Most high school students are never taught how to manage a paycheck before they receive one. That gap creates a common problem: money comes in, but there is no clear system for where it should go. As a result, spending is often reactive rather than intentional and long-term financial stability becomes harder to achieve.
One of the simplest and most effective tools to solve this problem is the 50/30/20 budgeting rule. It is straightforward, practical and powerful enough to shape financial habits before the age of 20.
The rule divides after-tax income into three categories:
- 50% for Needs
- 30% for Wants
- 20% for Savings
At first glance, it may seem too simple. But its strength lies in its structure. It forces clarity around spending decisions and builds discipline early when financial habits are forming for life.
50%: Needs. The Foundation of Survival
Needs are essential expenses required to live and function: housing, food, transportation, basic clothing, utilities and insurance. In real life, students quickly discover that these costs take a significant portion of any paycheck. Rent alone, combined with transportation and basic living expenses, can consume half of income or more.
Understanding this early helps students avoid one of the biggest financial shocks after graduation: underestimating the true cost of living.
30%: Wants. The Lifestyle Choice
Wants include entertainment, dining out, shopping, subscriptions, vacations and non-essential purchases. These are not bad expenses; they are part of life. But without limits, wants can quietly consume financial freedom.
This category teaches balance. It allows students to enjoy life while still maintaining control. It also introduces a critical real-world lesson: every dollar spent on wants is a dollar not saved or invested for the future.
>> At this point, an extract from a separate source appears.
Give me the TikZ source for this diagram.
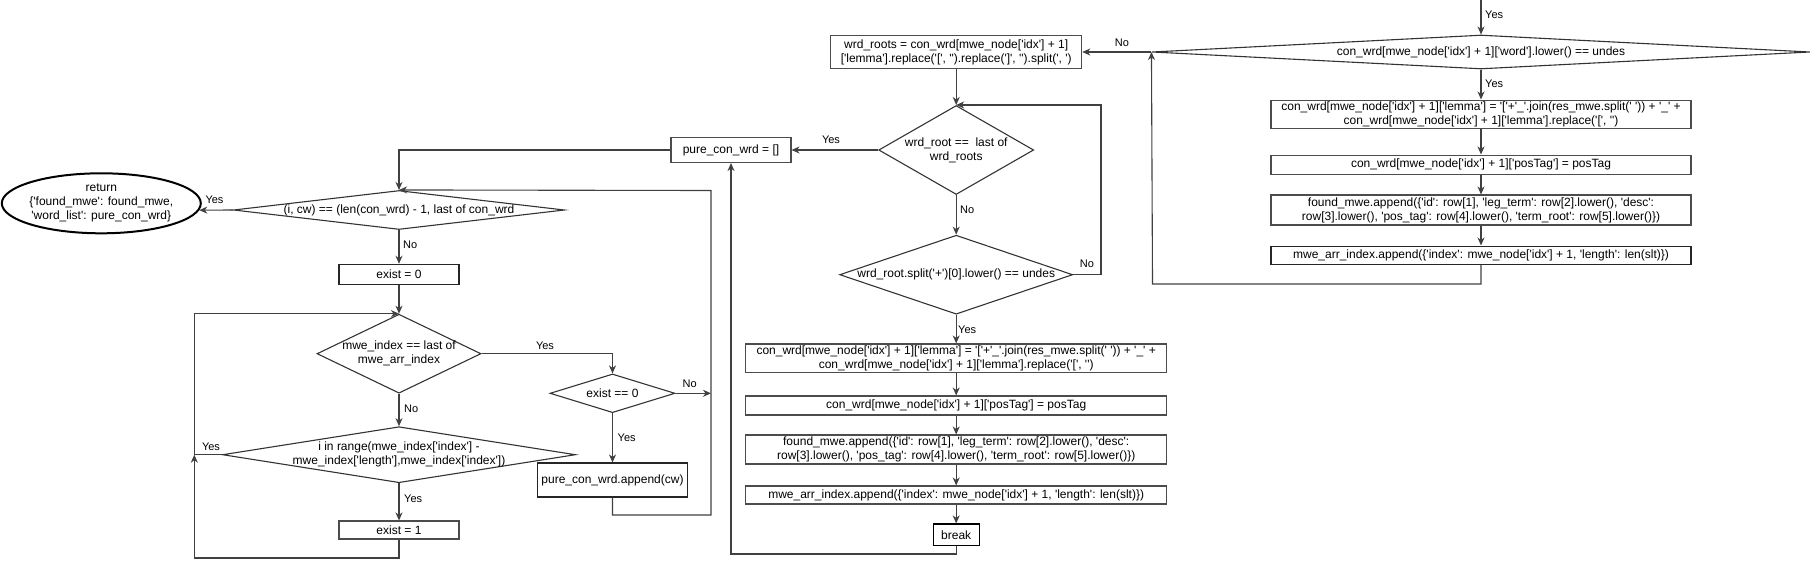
\documentclass[tikz,border=0pt]{standalone}
\usepackage{fontspec}
\setmainfont{Liberation Sans}[Ligatures=TeXOff]
\usetikzlibrary{shapes.geometric,arrows.meta}
\begin{document}
\begin{tikzpicture}[x=1pt,y=-1pt,
  every node/.style={font=\fontsize{12}{14}\selectfont},
  proc/.style={draw=black!70, line width=1.1pt, rectangle, inner sep=0pt, align=center},
  dia/.style={draw=black!80, line width=1.1pt, diamond, inner sep=0pt},
  dtxt/.style={inner sep=0pt, align=center},
  term/.style={draw=black, line width=2pt, ellipse, inner sep=0pt},
  arr/.style={draw=black!75, line width=1.1pt, -{Stealth[length=8pt,width=7pt,inset=2.5pt]}},
  lbl/.style={font=\fontsize{11}{13}\selectfont, inner sep=0pt}]
\useasboundingbox (0,0) rectangle (1819,568);

% ---------- right column ----------
\coordinate (top) at (1481,0);
\node[dia, minimum width=658pt, minimum height=34pt] (r1) at (1481,52) {};
\node[dtxt] (r1t) at (r1) {con\_wrd[mwe\_node['idx'] + 1]['word'].lower() == undes};
\node[proc, minimum width=420pt, minimum height=28.3pt] (r2) at (1481,114.2)
  {con\_wrd[mwe\_node['idx'] + 1]['lemma'] = '['+'\_'.join(res\_mwe.split(' ')) + '\_' +\\con\_wrd[mwe\_node['idx'] + 1]['lemma'].replace('[', '')};
\node[proc, minimum width=420pt, minimum height=19.3pt] (r3) at (1481,164.7)
  {con\_wrd[mwe\_node['idx'] + 1]['posTag'] = posTag};
\node[proc, minimum width=420pt, minimum height=30pt] (r4) at (1481,210)
  {found\_mwe.append(\{'id': row[1], 'leg\_term': row[2].lower(), 'desc':\\row[3].lower(), 'pos\_tag': row[4].lower(), 'term\_root': row[5].lower()\})};
\node[proc, draw=black!85, minimum width=420pt, minimum height=18.3pt] (r5) at (1481,255.2)
  {mwe\_arr\_index.append(\{'index': mwe\_node['idx'] + 1, 'length': len(slt)\})};
\coordinate (rc1) at (1481,284);
\coordinate (rc2) at (1152.5,284);

% ---------- middle column ----------
\node[proc, minimum width=251pt, minimum height=32.6pt] (m1) at (956.2,52)
  {wrd\_roots = con\_wrd[mwe\_node['idx'] + 1]\\{[}'lemma'].replace('[', '').replace(']', '').split(', ')};
\node[dia, minimum width=155pt, minimum height=89pt] (m2) at (956.2,150) {};
\node[dtxt] (m2t) at (m2) {wrd\_root ==\ \ last of\\wrd\_roots};
\node[proc, minimum width=120pt, minimum height=25pt] (p) at (731,150) {pure\_con\_wrd = []};
\node[dia, minimum width=233pt, minimum height=79pt] (m3) at (956.2,274.7) {};
\node[dtxt] (m3t) at (m3) {wrd\_root.split('+')[0].lower() == undes};
\coordinate (mc1) at (1101,274.7);
\node[proc, minimum width=421pt, minimum height=28.7pt] (m4) at (956.2,358.3)
  {con\_wrd[mwe\_node['idx'] + 1]['lemma'] = '['+'\_'.join(res\_mwe.split(' ')) + '\_' +\\con\_wrd[mwe\_node['idx'] + 1]['lemma'].replace('[', '')};
\node[proc, minimum width=421pt, minimum height=19pt] (m5) at (956.2,405.5)
  {con\_wrd[mwe\_node['idx'] + 1]['posTag'] = posTag};
\node[proc, minimum width=421pt, minimum height=29pt] (m6) at (956.2,449.5)
  {found\_mwe.append(\{'id': row[1], 'leg\_term': row[2].lower(), 'desc':\\row[3].lower(), 'pos\_tag': row[4].lower(), 'term\_root': row[5].lower()\})};
\node[proc, minimum width=421pt, minimum height=18pt] (m7) at (956.2,495)
  {mwe\_arr\_index.append(\{'index': mwe\_node['idx'] + 1, 'length': len(slt)\})};
\node[proc, draw=black, minimum width=46pt, minimum height=21.7pt] (m8) at (956.2,534.8) {break};
\coordinate (mc2) at (956.2,554);

% ---------- left part ----------
\node[term, minimum width=199pt, minimum height=60pt] (e) at (101.3,203.3) {};
\node[dtxt] (et) at (e) {return\\\{'found\_mwe': found\_mwe,\\'word\_list': pure\_con\_wrd\}};
\node[dia, minimum width=331pt, minimum height=39pt] (d1) at (399,210) {};
\node[dtxt] (d1t) at (d1) {(i, cw) == (len(con\_wrd) - 1, last of con\_wrd};
\node[proc, draw=black!85, minimum width=120pt, minimum height=20pt] (b1) at (399,274.3) {exist = 0};
\node[dia, minimum width=164pt, minimum height=79pt] (d2) at (399,353.7) {};
\node[dtxt] (d2t) at (d2) {mwe\_index == last of\\mwe\_arr\_index};
\node[dia, minimum width=125pt, minimum height=38.7pt] (d4) at (612.5,393.3) {};
\node[dtxt] (d4t) at (d4) {exist == 0};
\node[proc, draw=black!85, minimum width=150pt, minimum height=34pt] (b4) at (612.5,480) {pure\_con\_wrd.append(cw)};
\node[dia, minimum width=353pt, minimum height=56pt] (d3) at (399,454.7) {};
\node[dtxt] (d3t) at (d3) {i in range(mwe\_index['index'] -\\mwe\_index['length'],mwe\_index['index'])};
\node[proc, minimum width=120pt, minimum height=18pt] (b3) at (399,530) {exist = 1};
\coordinate (jx) at (711,393.3);
\coordinate (bc1) at (711,515);
\coordinate (bc2) at (711,190.5);
\coordinate (lx1) at (194.3,454.7);
\coordinate (lx2) at (194.3,558);

% ---------- connectors ----------
\draw[arr] (top) -- (r1.north);
\draw[arr] (r1.south) -- (r2.north);
\draw[arr] (r2.south) -- (r3.north);
\draw[arr] (r3.south) -- (r4.north);
\draw[arr] (r4.south) -- (r5.north);
\draw[arr] (r5.south) -- (rc1) -- (rc2) -- (r1.west);
\draw[arr] (r1.west) -- (m1.east);

\draw[arr] (m1.south) -- (m2.north);
\draw[arr] (m2.west) -- (p.east);
\draw[arr] (m2.south) -- (m3.north);
\draw[arr] (m3.east) -- (mc1) |- (m2.north);
\draw[arr] (m3.south) -- (m4.north);
\draw[arr] (m4.south) -- (m5.north);
\draw[arr] (m5.south) -- (m6.north);
\draw[arr] (m6.south) -- (m7.north);
\draw[arr] (m7.south) -- (m8.north);
\draw[arr] (m8.south) -- (mc2) -| (p.south);

\draw[arr] (p.west) -| (d1.north);
\draw[arr] (d1.west) -- (e.-4);
\draw[arr] (d1.south) -- (b1.north);
\draw[arr] (b1.south) -- (d2.north);
\draw[arr] (d2.east) -| (d4.north);
\draw[arr] (d4.east) -- (jx);
\draw[arr] (d4.south) -- (b4.north);
\draw[arr] (b4.south) |- (bc1) -- (bc2) -- (d1.north);
\draw[arr] (d2.south) -- (d3.north);
\draw[arr] (d3.west) -- (lx1) |- (d2.north);
\draw[arr] (d3.south) -- (b3.north);
\draw[arr] (b3.south) |- (lx2) -- (lx1);

% ---------- labels ----------
\node[lbl, anchor=west] (y1) at (1485,15) {Yes};
\node[lbl, anchor=west] (y2) at (1485,84) {Yes};
\node[lbl] (n1) at (1122,42.7) {No};
\node[lbl] (y3) at (831,139.3) {Yes};
\node[lbl, anchor=west] (n2) at (960,209.3) {No};
\node[lbl] (n3) at (1087,264) {No};
\node[lbl, anchor=west] (y4) at (958,329.3) {Yes};
\node[lbl] (y5) at (214.5,200) {Yes};
\node[lbl, anchor=west] (n4) at (403,245) {No};
\node[lbl] (y6) at (545,346) {Yes};
\node[lbl] (n5) at (689.6,384) {No};
\node[lbl, anchor=west] (y7) at (617.5,438) {Yes};
\node[lbl, anchor=west] (n6) at (404,409) {No};
\node[lbl] (y8) at (211,446.7) {Yes};
\node[lbl, anchor=west] (y9) at (404,499) {Yes};
\end{tikzpicture}
\end{document}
20%: Savings. The Future You Are Building
This is where long-term transformation happens. Savings include emergency funds, retirement contributions, investments and large future goals like education or a home.
Even at small income levels, consistently saving 20% builds powerful habits. Over time, those contributions benefit from compound growth where money earns returns and those returns earn more returns. Starting early dramatically increases the long-term impact, especially when combined with inflation awareness and rising income over time.
A student earning $1,000 per month, for example, would allocate:
- $500 to needs
- $300 to wants
- $200 to savings
That $200 monthly habit may seem small, but over the years, it builds financial discipline and creates a foundation for wealth accumulation that grows significantly with time.
Why This Matters Before Age 20
The greatest advantage of the 50/30/20 rule is timing. Before age 20, most students are entering their first jobs, internships or early career opportunities. This is when habits are easiest to form and hardest to break later.
Without structure, spending tends to expand with income. With structure, financial growth becomes intentional.
This is a core principle in What Money Tree Will You Plant: Financial Education for High School Juniors and Seniors by Rich Wittmeier. The book emphasizes that financial success is not about complex investing strategies; it begins with simple, consistent habits applied early in life. Budgeting, inflation awareness, taxes, credit understanding and savings discipline all work together to shape long-term outcomes.
The book uses real-world math and scenarios to show students exactly how financial choices play out over time. Whether it is inflation increasing living costs or savings growing through compound interest, students see how small decisions today create major differences in the future.
The message is simple but powerful: money is not just something you earn, it is something you manage.
The 50/30/20 rule is more than a budgeting method. It is a mindset shift. It teaches that financial freedom is built, not discovered.
And for students who adopt it early, before age 20, it can truly change their financial future.